Build of the application is then executed by one single command since the build process is saved into shell file which is part of the repository.

Build is performed using a container running shopsys/kubernetes-buildpack that is prepared for our build process.

Copy this command into your CI build configuration:

docker run \
    -v $WORKSPACE:/tmp \
    -v ~/.kube/config:/root/.kube/config \
    -v /var/run/docker.sock:/var/run/docker.sock \
    -e GIT_COMMIT \
    -e JOB_NAME \
    --rm \
    shopsys/kubernetes-buildpack \

This command executes in the shopsys/kubernetes-buildpack container.

To summarize, the shell script prepares the application config files and Kubernetes manifests for deployment, copies the prepared source code into the image and installs Composer dependencies in the application php-fpm container. Then it builds elasticsearch image with ICU Analysis plugin and both images are then pushed and tagged into Docker Hub and these tags are then set into Kubernetes manifests.
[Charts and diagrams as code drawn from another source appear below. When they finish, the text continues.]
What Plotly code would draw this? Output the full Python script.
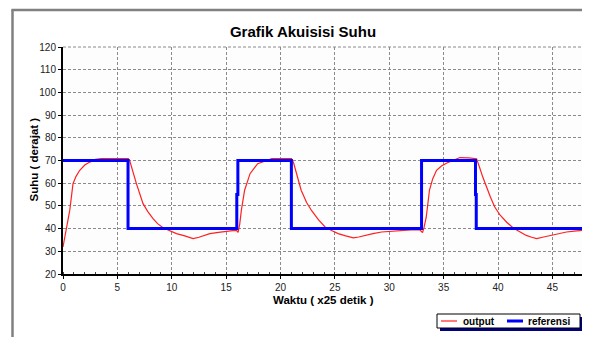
import plotly.graph_objects as go

# ---- data ----
output_t = [0, 0.3, 0.62, 0.92, 1.2, 1.54, 2.0, 2.46, 3.0, 3.5, 4.5, 5.5, 6.0, 6.13, 6.4, 6.75,
            7.36, 7.8, 8.28, 8.7, 9.2, 9.8, 10.43, 11.2, 11.96, 12.5, 13.5, 14.3, 15.03, 15.6,
            15.95, 16.1, 16.25, 16.4, 16.7, 17.2, 17.9, 18.4, 18.86, 19.2, 20.0, 21.0, 21.2,
            21.5, 21.9, 22.4, 22.85, 23.5, 24.1, 24.7, 25.3, 26.0, 26.7, 27.2, 27.75, 28.5,
            29.3, 30.3, 31.4, 32.0, 32.8, 33.06, 33.2, 33.4, 33.7, 34.0, 34.35, 34.8, 35.3,
            35.9, 36.5, 37.3, 38.03, 38.3, 38.6, 39.3, 39.7, 40.2, 40.8, 41.4, 42.0, 42.6,
            43.1, 43.55, 44.2, 44.8, 45.5, 46.3, 47.0, 47.8, 48.0]
output_v = [31.9, 40, 48, 59.8, 63, 65.7, 68, 69.3, 70.5, 70.8, 70.8, 70.8, 70.8, 70, 65, 59.8,
            51, 47.5, 44.4, 42.2, 40.4, 39, 37.8, 36.8, 35.6, 36.2, 37.8, 38.3, 38.9, 39.1,
            39.2, 38.3, 42, 48, 56.9, 64.2, 68.6, 69.6, 70.2, 70.8, 70.8, 70.8, 69,
            64.2, 56.9, 51.5, 48, 43.8, 40.7, 39.2, 37.8, 36.8, 35.9, 36.3, 37, 37.8,
            38.5, 38.9, 39.3, 39.4, 39.5, 38.2, 40.5, 45, 57, 62, 65.7, 67.6, 68.9,
            70.2, 71.3, 71.2, 70.8, 67, 62.7, 53.9, 49.5, 45.9, 42.8, 40.3, 38.6, 37,
            36.2, 35.6, 36.3, 37, 37.8, 38.5, 38.9, 39.3, 39.4]

ref_t = [0, 5.98, 5.98, 15.98, 15.98, 16.08, 16.08, 21.0, 21.0, 32.97, 32.97, 37.93, 37.93, 38.0, 38.0, 48]
ref_v = [70, 70, 40, 40, 55, 55, 70, 70, 40, 40, 70, 70, 55, 55, 40, 40]

x_ticks = [0, 5, 10, 15, 20, 25, 30, 35, 40, 45]
y_ticks = [20, 30, 40, 50, 60, 70, 80, 90, 100, 110, 120]

series_names = ["output", "referensi"]
series_colors = ["#ff2020", "#0000ff"]
series_widths = [1.2, 3]

FONT = "Liberation Sans, Arial, sans-serif"

fig = go.Figure()
fig.add_trace(go.Scatter(x=output_t, y=output_v, mode="lines", name=series_names[0],
                         line=dict(color=series_colors[0], width=series_widths[0])))
fig.add_trace(go.Scatter(x=ref_t, y=ref_v, mode="lines", name=series_names[1],
                         line=dict(color=series_colors[1], width=series_widths[1])))

# The page body has an 8px margin: size the figure so it fits the 590x337 window.
OFF = 8
W, H = 590 - OFF, 337 - OFF
L, R, T, B = 55, 5, 39, 63
pw, ph = W - L - R, H - T - B

def px2paper_x(px):  # px in window coordinates
    return (px - OFF - L) / pw

def px2paper_y(py):
    return (H - B - (py - OFF)) / ph

grid = dict(showgrid=True, gridcolor="#8a8a8a", gridwidth=1, griddash="3px,2px")

fig.update_layout(
    width=W, height=H,
    margin=dict(l=L, r=R, t=T, b=B, autoexpand=False),
    paper_bgcolor="white",
    plot_bgcolor="#fdfdfd",
    title=dict(text="<b>Grafik Akuisisi Suhu</b>", xref="paper", x=px2paper_x(303),
               xanchor="center", yref="container", y=1 - (32 - OFF) / H, yanchor="middle",
               font=dict(family=FONT, size=15, color="black")),
    xaxis=dict(range=[0, 48], tickvals=x_ticks, ticks="outside", ticklen=3,
               tickcolor="black", showline=True, linecolor="black", linewidth=2,
               automargin=False,
               tickfont=dict(family=FONT, size=10, color="#222"),
               minor=dict(dtick=1, ticks="inside", ticklen=2, tickcolor="#444", showgrid=False),
               zeroline=False, **grid),
    yaxis=dict(range=[20, 120], tickvals=y_ticks, ticks="outside", ticklen=3,
               tickcolor="black", showline=True, linecolor="black", linewidth=2,
               automargin=False,
               tickfont=dict(family=FONT, size=10, color="#222"),
               zeroline=False, **grid),
    showlegend=False,
)

shapes = []
# right plot border
shapes.append(dict(type="line", xref="paper", yref="paper", x0=1, x1=1, y0=0, y1=1,
                   line=dict(color="#333", width=1.5)))
# top dashed grid line at 120
shapes.append(dict(type="line", xref="paper", yref="paper", x0=0, x1=1, y0=1, y1=1,
                   line=dict(color="#8a8a8a", width=1, dash="3px,2px")))
# outer frame (gray)
shapes.append(dict(type="line", xref="paper", yref="paper",
                   x0=px2paper_x(12.5), x1=px2paper_x(12.5), y0=px2paper_y(9.5), y1=px2paper_y(340),
                   line=dict(color="#808080", width=2.5)))
shapes.append(dict(type="line", xref="paper", yref="paper",
                   x0=px2paper_x(11.5), x1=px2paper_x(592), y0=px2paper_y(10), y1=px2paper_y(10),
                   line=dict(color="#808080", width=2.5)))
# legend box: shadow, box, samples
shapes.append(dict(type="rect", xref="paper", yref="paper",
                   x0=px2paper_x(440), x1=px2paper_x(583), y0=px2paper_y(317), y1=px2paper_y(331),
                   fillcolor="#000080", line=dict(width=0)))
shapes.append(dict(type="rect", xref="paper", yref="paper",
                   x0=px2paper_x(437), x1=px2paper_x(580), y0=px2paper_y(314), y1=px2paper_y(328),
                   fillcolor="white", line=dict(color="black", width=1)))

annotations = [
    dict(text="<b>Waktu ( x25 detik )</b>", xref="paper", yref="paper",
         x=px2paper_x(323.5), y=px2paper_y(299.5), xanchor="center", yanchor="middle",
         borderpad=0, showarrow=False, font=dict(family=FONT, size=11.5, color="black")),
    dict(text="<b>Suhu ( derajat )</b>", xref="paper", yref="paper", textangle=-90,
         x=px2paper_x(33.5), y=px2paper_y(160), xanchor="center", yanchor="middle",
         showarrow=False, font=dict(family=FONT, size=11.5, color="black")),
]
legend_items = [(441, 457, 461), (507, 523, 526)]
for (lx0, lx1, tx), name, col, wd in zip(legend_items, series_names, series_colors, series_widths):
    shapes.append(dict(type="line", xref="paper", yref="paper",
                       x0=px2paper_x(lx0), x1=px2paper_x(lx1),
                       y0=px2paper_y(321), y1=px2paper_y(321),
                       line=dict(color=col, width=wd)))
    annotations.append(dict(text="<b>" + name + "</b>", xref="paper", yref="paper",
                            x=px2paper_x(tx), y=px2paper_y(321), xanchor="left",
                            yanchor="middle", showarrow=False,
                            font=dict(family=FONT, size=10, color="black")))
fig.update_layout(shapes=shapes, annotations=annotations)

fig.write_html("out.html")
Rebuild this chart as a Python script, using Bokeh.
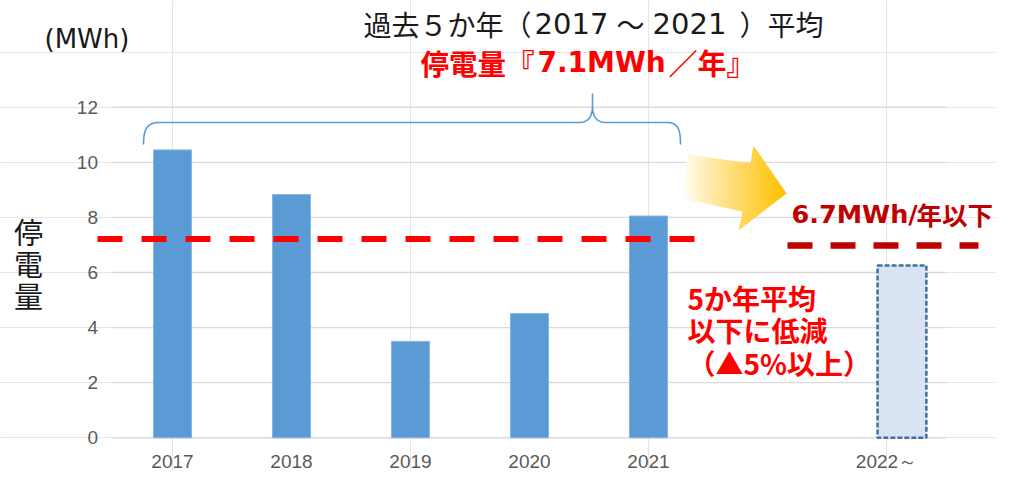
import numpy as np
from bokeh.plotting import figure
from bokeh.models import LinearAxis, FixedTicker, Range1d
from bokeh.core.properties import value
from bokeh.embed import file_html
from bokeh.resources import INLINE

# ---------------- data ----------------
years = ["2017", "2018", "2019", "2020", "2021"]
outage_mwh = [10.45, 8.83, 3.50, 4.51, 8.05]
target_label = "2022～"
target_value = 6.25
avg_line_level = 7.22
target_line_level = 6.98
y_ticks = [0, 2, 4, 6, 8, 10, 12]

title1_parts = ["過去５か年（", "2017", "～", "2021", "）平均"]
title2_parts = ["停電量『", "7.1MWh", "／年』"]
unit_label = "(MWh)"
y_title_chars = ["停", "電", "量"]
target_parts = ["6.7MWh/", "年以下"]
note_lines = ["5か年平均", "以下に低減", "（▲5%以上）"]

# ---------------- geometry helpers (reference pixel -> data) ----------------
W, H = 995, 471
PX0, PDX = 172.0, 119.0
PY0, PDY = 437.3, 27.55


def dx(X):
    return (X - PX0) / PDX


def dy(Y):
    return (PY0 - Y) / PDY


def dxs(a):
    return [dx(v) for v in a]


def dys(a):
    return [dy(v) for v in a]


JP = "Noto Sans CJK JP"
LAT = "DejaVu Sans"

p = figure(width=W, height=H, output_backend="svg", toolbar_location=None,
           x_range=Range1d(dx(0), dx(W)), y_range=Range1d(dy(H), dy(0)),
           x_axis_location=None, y_axis_location=None, min_border=0)
p.outline_line_color = None
p.background_fill_color = "white"
p.border_fill_color = "white"

n_cat = len(years) + 2
x_years = list(range(len(years)))
x_target = n_cat - 1

# axes at fixed locations
yaxis = LinearAxis(fixed_location=-0.5, ticker=FixedTicker(ticks=y_ticks),
                   axis_line_color=None, major_tick_line_color=None,
                   minor_tick_line_color=None, major_tick_in=0, major_tick_out=0,
                   major_label_standoff=15,
                   major_label_text_font="Liberation Sans",
                   major_label_text_font_size="19px",
                   major_label_text_color="#595959")
p.add_layout(yaxis, "left")

overrides = {i: y for i, y in enumerate(years)}
overrides[len(years)] = ""
overrides[x_target] = target_label
xaxis = LinearAxis(fixed_location=0, ticker=FixedTicker(ticks=list(range(n_cat))),
                   major_label_overrides=overrides,
                   axis_line_color=None, major_tick_line_color=None,
                   minor_tick_line_color=None, major_tick_in=0, major_tick_out=0,
                   major_label_standoff=13,
                   major_label_text_font="Liberation Sans",
                   major_label_text_font_size="19px",
                   major_label_text_color="#595959")
p.add_layout(xaxis, "below")

# gridlines
p.segment(x0=[-0.5] * len(y_ticks), x1=[n_cat - 0.5] * len(y_ticks),
          y0=y_ticks, y1=y_ticks, line_color="#D9D9D9", line_width=1.3)

# bars
p.vbar(x=x_years, top=outage_mwh, bottom=0, width=0.32,
       fill_color="#5B9BD5", line_color="#8AB4E0", line_width=1)

# target box
p.vbar(x=[x_target + 0.13], top=[target_value], bottom=0, width=0.41,
       fill_color="#DAE3F3", line_color="#41719C", line_width=2.5, line_dash="5 2")

# average dashed line
p.line(x=[dx(97), dx(695)], y=[avg_line_level, avg_line_level],
       line_color="#FF0000", line_width=6, line_dash="25 19")

# target dashed line
p.line(x=[dx(787), dx(978)], y=[target_line_level, target_line_level],
       line_color="#C00000", line_width=6.5, line_dash="25 18")


# bracket
def cubic(p0, p1, p2, p3, n=24):
    t = np.linspace(0, 1, n)
    pts = []
    for a in range(2):
        pts.append((1 - t) ** 3 * p0[a] + 3 * (1 - t) ** 2 * t * p1[a]
                   + 3 * (1 - t) * t ** 2 * p2[a] + t ** 3 * p3[a])
    return list(pts[0]), list(pts[1])


bx, by = [], []
for seg in [((143, 144), (143, 128), (147, 122), (159, 122)),
            ((578, 122), (588, 122), (592, 116), (592, 105))]:
    sx, sy = cubic(*seg)
    bx += sx
    by += sy
bx += [592, 592]
by += [93, 105]
for seg in [((592, 105), (592, 116), (596, 122), (606, 122)),
            ((666, 122), (677, 122), (680, 128), (680, 144))]:
    sx, sy = cubic(*seg)
    bx += sx
    by += sy
p.line(x=dxs(bx), y=dys(by), line_color="#5B9BD5", line_width=1.6)

# gradient arrow
arrow = [(687, 154), (750, 163), (753, 145), (786, 193), (738, 230), (742, 211), (682, 198)]


def clip_half(pts, keep, inter):
    out = []
    for i in range(len(pts)):
        cur, prev = pts[i], pts[i - 1]
        if keep(cur):
            if not keep(prev):
                out.append(inter(prev, cur))
            out.append(cur)
        elif keep(prev):
            out.append(inter(prev, cur))
    return out


def ix(xc):
    def f(a, b):
        t = (xc - a[0]) / (b[0] - a[0])
        return (xc, a[1] + t * (b[1] - a[1]))
    return f


xmin, xmax = 682, 786
N = 40
axs, ays, acol = [], [], []
for k in range(N):
    a = xmin + (xmax - xmin) * k / N
    b = xmin + (xmax - xmin) * (k + 1) / N
    pts = clip_half(arrow, lambda q: q[0] >= a - 0.3, ix(a - 0.3))
    if pts:
        pts = clip_half(pts, lambda q: q[0] <= b + 0.3, ix(b + 0.3))
    if len(pts) < 3:
        continue
    t = ((k + 0.5) / N) ** 0.85
    r, g, bl = 255, int(round(255 - t * (255 - 192))), int(round(255 - t * 255))
    axs.append(dxs([q[0] for q in pts]))
    ays.append(dys([q[1] for q in pts]))
    acol.append("#%02X%02X%02X" % (r, g, bl))
p.patches(xs=axs, ys=ays, fill_color=acol, line_color=None)


# texts
def txt(X, Y, s, font, size, color, bold=False, align="left"):
    p.text(x=[dx(X)], y=[dy(Y)], text=[s], text_font=value(font),
           text_font_size="%.1fpx" % size,
           text_font_style="bold" if bold else "normal",
           text_color=color, text_align=align, text_baseline="middle")


BLACK = "#1A1A1A"
# title line 1
T1 = 23
txt(363, T1, title1_parts[0], JP, 28, BLACK)
txt(571, T1, title1_parts[1], LAT, 29, BLACK, align="center")
txt(630, T1, title1_parts[2], JP, 28, BLACK, align="center")
txt(689, T1, title1_parts[3], LAT, 29, BLACK, align="center")
txt(823, T1, title1_parts[4], JP, 28, BLACK, align="right")
# title line 2
T2 = 61.5
txt(420, T2, title2_parts[0], JP, 28.5, "#FF0000", bold=True)
txt(537, T2, title2_parts[1], LAT, 28, "#FF0000", bold=True)
txt(668, T2, title2_parts[2], JP, 29, "#FF0000", bold=True)
# unit
txt(44, 38, unit_label, LAT, 26, BLACK)
# y title
for ch, yy in zip(y_title_chars, [230, 262.5, 294.5]):
    txt(28, yy, ch, JP, 29, BLACK, align="center")
# target text
txt(791, 213, target_parts[0], LAT, 25.5, "#C00000", bold=True)
txt(916, 213, target_parts[1], JP, 25.5, "#C00000", bold=True)
# note
for line, yy in zip(note_lines, [297, 329, 362]):
    txt(687, yy, line, JP, 28, "#FF0000", bold=True)

open("out.html", "w").write(file_html(p, INLINE))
In the end, Kubernetes applies these manifests onto the node server where pods are created as a running application.

Limits of CI using Kubernetes

Since our CI is running on the same machine as our cluster, we can get into a situation where there are too many running applications which may overload the server.

The problem is that right now our application is deployed with all services (such as Postgres or Elasticsearch) created independently for each branch. This approach leaves you with for example 20 running Postgreses on one server which is really performance heavy.

These problems have solutions which can be implemented:

Share resources among pods

One of these solutions is to run databases natively on the server and connect the pods onto these databases on a single instance of Postgres.

Multiple nodes

You can run multiple nodes connected to each other and distribute pods among them.

Right now, we do not have experience with any of these solutions and we decided to always delete the whole Kubernetes namespace after the build is finished and start them only if we need to.